Kindheit: Aufwachsen mit Konsum und Medien
Christiane Jurczik
Immer weiter dehnt sich die Kluft zwischen Erziehung und gesellschaftlichen Ansprüchen im Alltag von Kindern und Eltern.
Wie kann Erziehung gelingen, wenn beide Elternteile arbeiten müssen - nicht selten an mehreren Stellen -, um ihre Lebenshaltungskosten zu decken? Wo bleibt dann Zeit für die Kinder?
Oder wenn wohlhabende Eltern ihre Kinder entweder verwöhnen oder überfordern. Sie stecken beispielsweise ihre Kinder in straffe Zeitpläne, haben private Nachhilfelehrer für die fünfte Fremdsprache, gehen zudem zum Reiten und dann noch in den Klavierunterricht. Verbesserte materielle Lebensverhältnisse führen leider nicht selten auch zu einer Flut von Spielzeugen im Kinderzimmer, zu einer kindlichen Eitelkeit durch Markenklamotten oder eine unnatürliche Umgebung von elektronischen Medien wie Handy, Computer, TV usw. Eltern schließen für ihre Kinder Flatrate-Verträge ab und begreifen oft nicht, dass dadurch der Weg zu Internetsucht geebnet wird.

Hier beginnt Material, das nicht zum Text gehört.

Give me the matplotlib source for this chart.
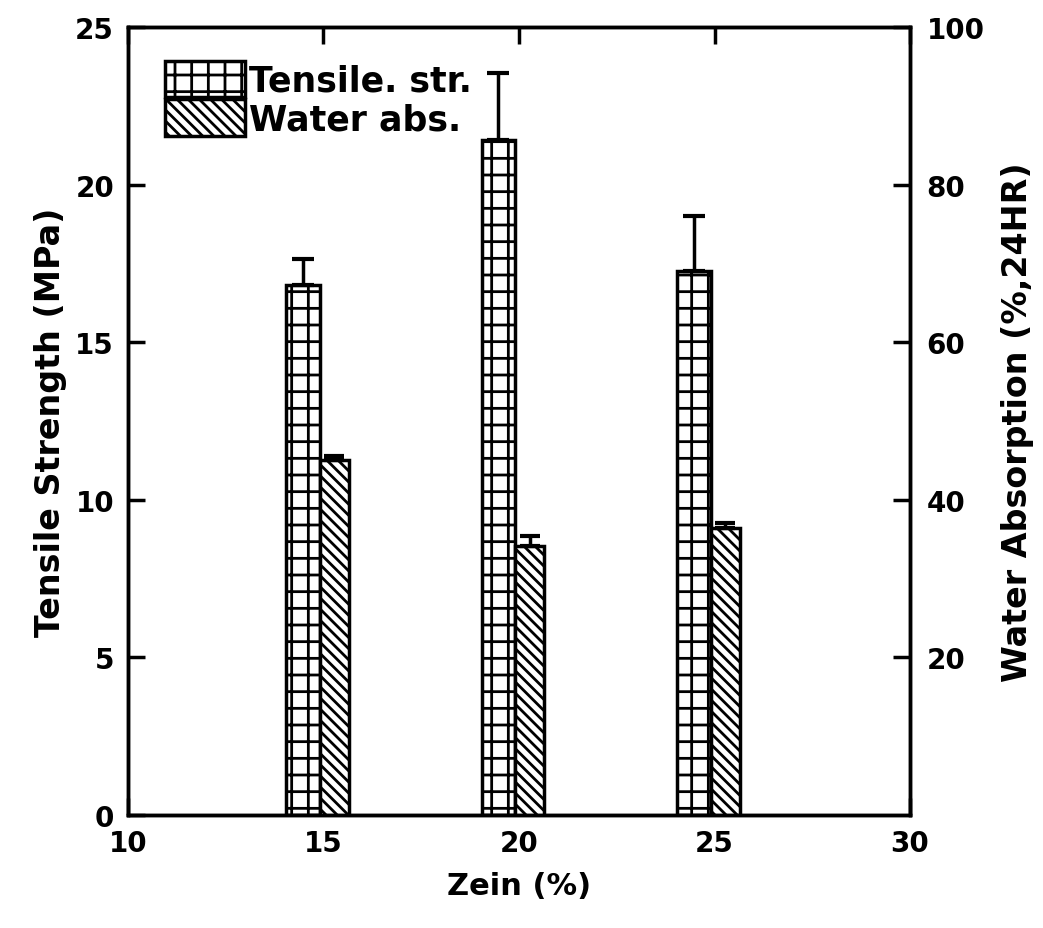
import numpy as np
import matplotlib
matplotlib.use('Agg')
import matplotlib.pyplot as plt

zein = [15, 20, 25]
tensile = [16.8, 21.4, 17.25]
tensile_err = [0.85, 2.15, 1.75]
water = [45.0, 34.1, 36.4]
water_err = [0.5, 1.3, 0.6]

plt.rcParams['font.family'] = 'DejaVu Sans'
plt.rcParams['font.weight'] = 'bold'
plt.rcParams['hatch.linewidth'] = 2.0
plt.rcParams['axes.linewidth'] = 2.5

fig = plt.figure(figsize=(10.43, 9.29), dpi=100)
ax = fig.add_axes([0.1227, 0.1216, 0.8725 - 0.1227, 0.9699 - 0.1216])
ax2 = ax.twinx()

x = np.array(zein, dtype=float)
w1 = 0.85
w2 = 0.75
b1 = ax.bar(x - 0.1 - w1 / 2, tensile, width=w1, color='white', edgecolor='black',
            hatch='+', linewidth=2.5, label='Tensile. str.', zorder=2)
ax.errorbar(x - 0.1 - w1 / 2, tensile, yerr=[np.zeros(3), tensile_err], fmt='none',
            ecolor='black', elinewidth=2.5, capsize=8, capthick=3, zorder=3)
b2 = ax2.bar(x - 0.1 + w2 / 2, water, width=w2, color='white', edgecolor='black',
             hatch='\\\\\\', linewidth=2.5, label='Water abs.', zorder=2)
ax2.errorbar(x - 0.1 + w2 / 2, water, yerr=[np.zeros(3), water_err], fmt='none',
             ecolor='black', elinewidth=2.5, capsize=7, capthick=3, zorder=3)

ax.set_xlim(10, 30)
ax.set_ylim(0, 25)
ax2.set_ylim(0, 100)
ax.set_xticks([10, 15, 20, 25, 30])
ax.set_yticks([0, 5, 10, 15, 20, 25])
ax2.set_yticks([20, 40, 60, 80, 100])

ax.tick_params(axis='both', direction='in', length=12, width=2.5, labelsize=20, pad=10)
ax.tick_params(axis='x', top=True)
ax2.tick_params(axis='y', direction='in', length=12, width=2.5, labelsize=20, pad=12)

ax.set_xlabel('Zein (%)', fontsize=22, fontweight='bold', labelpad=10)
ax.set_ylabel('Tensile Strength (MPa)', fontsize=24, fontweight='bold', labelpad=6)
ax2.set_ylabel('Water Absorption (%,24HR)', fontsize=24, fontweight='bold', labelpad=12)

ax2.legend([b1, b2], ['Tensile. str.', 'Water abs.'], loc='upper left',
           bbox_to_anchor=(0.03, 0.975), frameon=False, fontsize=25,
           handlelength=2.3, handleheight=1.25, handletextpad=0.1,
           labelspacing=0.05, borderaxespad=0.0)

fig.savefig('out.png', dpi=100)
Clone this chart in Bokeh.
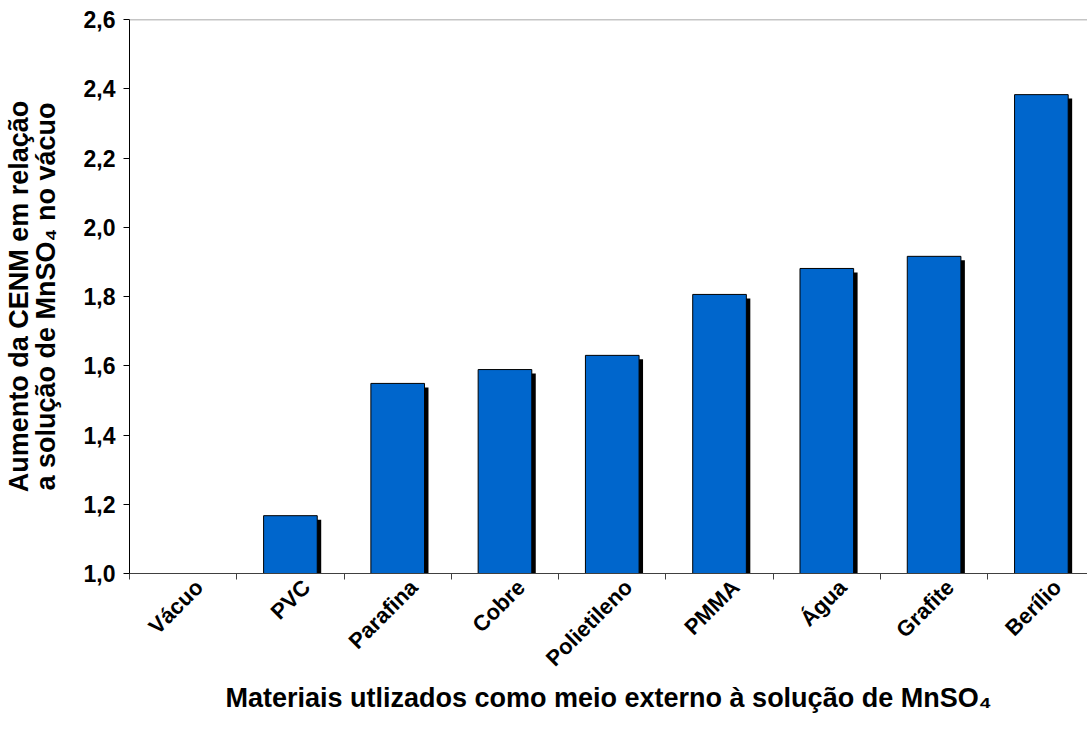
import math
from bokeh.plotting import figure
from bokeh.models import FixedTicker, Range1d, Span
from bokeh.embed import file_html
from bokeh.resources import INLINE

# Materials and the relative increase of the CENM
materiais = ["Vácuo", "PVC", "Parafina", "Cobre", "Polietileno", "PMMA", "Água", "Grafite", "Berílio"]
aumento = [1.0, 1.167, 1.549, 1.589, 1.630, 1.806, 1.881, 1.916, 2.383]
y_ticks = [1.0, 1.2, 1.4, 1.6, 1.8, 2.0, 2.2, 2.4, 2.6]
y_tick_labels = ["1,0", "1,2", "1,4", "1,6", "1,8", "2,0", "2,2", "2,4", "2,6"]
x_title = "Materiais utlizados como meio externo à solução de MnSO\u2084"
y_title = "Aumento da CENM em relação\na solução de MnSO\u2084 no vácuo"

FONT = "Liberation Sans"
BAR_W = 0.5
SHADOW_DX = 0.037   # drop-shadow offset in category units
SHADOW_DY = 0.0115  # drop-shadow offset in value units
LABEL_DX = 0.15     # rotated names end slightly right of the category centre
BASE = 1.0

centers = [i + 0.5 for i in range(len(materiais))]
bounds = list(range(len(materiais) + 1))
label_pos = [round(c + LABEL_DX, 3) for c in centers]

p = figure(width=1087, height=735, output_backend="svg", toolbar_location=None,
           x_range=Range1d(0, 8.93), y_range=Range1d(1.0, 2.6),
           min_border_left=128, min_border_right=0, min_border_top=19, min_border_bottom=162)
p.background_fill_color = "white"
p.border_fill_color = "white"
p.outline_line_color = None
p.grid.visible = False

# drop shadows
p.quad(left=[c - BAR_W / 2 + SHADOW_DX for c in centers],
       right=[c + BAR_W / 2 + SHADOW_DX for c in centers],
       top=[v - SHADOW_DY if v > BASE else BASE for v in aumento],
       bottom=[BASE] * len(aumento),
       fill_color="black", line_color=None)

# bars
p.quad(left=[c - BAR_W / 2 for c in centers],
       right=[c + BAR_W / 2 for c in centers],
       top=aumento, bottom=[BASE] * len(aumento),
       fill_color="#0066CC", line_color="black", line_width=1)

# top frame line
p.add_layout(Span(location=2.6, dimension="width", line_color="#8c8c8c", line_width=1.5))

# x axis: names near the category centres, tick marks at the boundaries
xa = p.xaxis[0]
xa.ticker = FixedTicker(ticks=label_pos, minor_ticks=bounds)
xa.major_label_overrides = {t: m for t, m in zip(label_pos, materiais)}
xa.major_label_orientation = math.pi / 4
xa.major_tick_out = 0
xa.major_tick_in = 0
xa.minor_tick_out = 6
xa.minor_tick_in = 0
xa.minor_tick_line_color = "#404040"
xa.axis_line_color = "#404040"
xa.major_label_text_font = FONT
xa.major_label_text_font_style = "bold"
xa.major_label_text_font_size = "22px"
xa.major_label_text_color = "black"
xa.major_label_standoff = 4
xa.axis_label = x_title
xa.axis_label_text_font = FONT
xa.axis_label_text_font_style = "bold"
xa.axis_label_text_font_size = "27px"
xa.axis_label_text_color = "black"
xa.axis_label_standoff = 0

# y axis
ya = p.yaxis[0]
ya.ticker = FixedTicker(ticks=y_ticks, minor_ticks=[])
ya.major_label_overrides = {t: l for t, l in zip(y_ticks, y_tick_labels)}
ya.major_tick_out = 6
ya.major_tick_in = 0
ya.axis_line_color = "black"
ya.major_tick_line_color = "black"
ya.major_label_text_font = FONT
ya.major_label_text_font_style = "bold"
ya.major_label_text_font_size = "23px"
ya.major_label_text_color = "black"
ya.major_label_standoff = 8
ya.axis_label = y_title
ya.axis_label_text_font = FONT
ya.axis_label_text_font_style = "bold"
ya.axis_label_text_font_size = "27px"
ya.axis_label_text_line_height = 0.9
ya.axis_label_text_color = "black"
ya.axis_label_standoff = 20

open("out.html", "w").write(file_html(p, INLINE))
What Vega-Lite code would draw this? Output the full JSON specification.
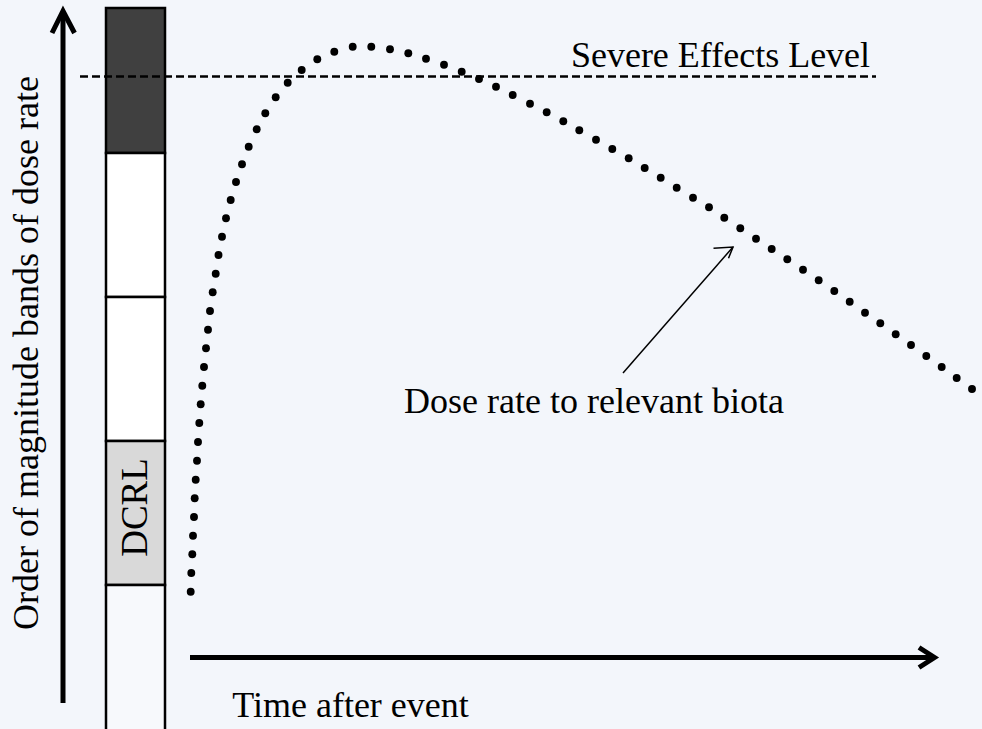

Zwölf Milliarden Euro Kaufkraft befinden sich in den Händen von Kindern zwischen sechs und dreizehn Jahren.
Eltern hätten häufig Gewissensbisse, weil sie arbeiten, weil sie nicht genug verdienen, weil sie sich scheiden lassen oder weil sie nicht genug Zeit und Geduld aufbringen, fasst eine Studie der Konrad Adenauer Stiftung zusammen. Deswegen fänden Eltern es nur logisch, für ihre Kinder viel Geld auszugeben. Hier wird Geld für Gefühle eingesetzt. Dies merken Kinder sehr schnell. Somit wissen Kinder was sie wollen, aber nicht, was sie brauchen.
Kinder verwischen Schein und Realität durch exzessiven Medienkonsum. Heute vermittelt der werbegetriebene Kommerz den Kindern implizit die Vorstellung, alles ließe sich kaufen, geistige, immaterielle Werte seien unwichtig oder unerreichbar. Der moderne Wandel verunsichert Eltern, wie die Flut von Erziehungsratgebern zeigt. Mit ihren unterschiedlichen Konzepten, Erziehungsphilosophien und Wegweisern mindern sie nicht diese Verunsicherung, sondern festigen sie eher.
"Kinder“, schreiben die Autoren der Studie, „brauchen Freiräume jenseits konfektionierter Angebote und der Überwachung von Erwachsenen“.
Der Alltag junger Menschen ist heute ohne Medienkonsum undenkbar, wobei die Lebenswelt sich je nach gesellschaftlicher Schicht sehr unterschiedlich darstellt.
Manfred Spitzer, einer der größten Kritiker der Mediengesellschaft, sieht die Auswirkungen des Medienkonsums auf die Gesundheit kritisch. Seit 2008 werde im britischen Fernsehen bei Kindern deswegen nicht mehr für Junk-Food geworben. Bereits eine tägliche TV-Nutzung von mehr als drei Stunden wird als risikoreich eingestuft. Ein weiteres Problem erhöhter Mediennutzung sei die Rufschädigung oder Verleumdung mittels elektronischer Medien, das so genannte Cybermobbing.
Die Vielzahl neuer Medien spaltet die Elternschaft. Sie sehen auf der einen Seite den Nutzen des Computers für die Schule und das spätere Leben. Kritisch ist aber auch die leichte Verfügbarkeit pornographischer Inhalte. Die Generation heute werde mit einer solchen Fülle an Medienangeboten rund um die Uhr überschwemmt. Dies führe auch zum Versinken in virtuellen Scheinwelten, was die geistige und seelische Entwicklung sowie die Leistungsfähigkeit der Kinder beeinträchtige.
Junge Menschen, die sich sozial oder sportlich engagierten, erlebten dagegen Teamgeist und Kameradschaft und seien besser gefeit vor realen und virtuellen Verführungen.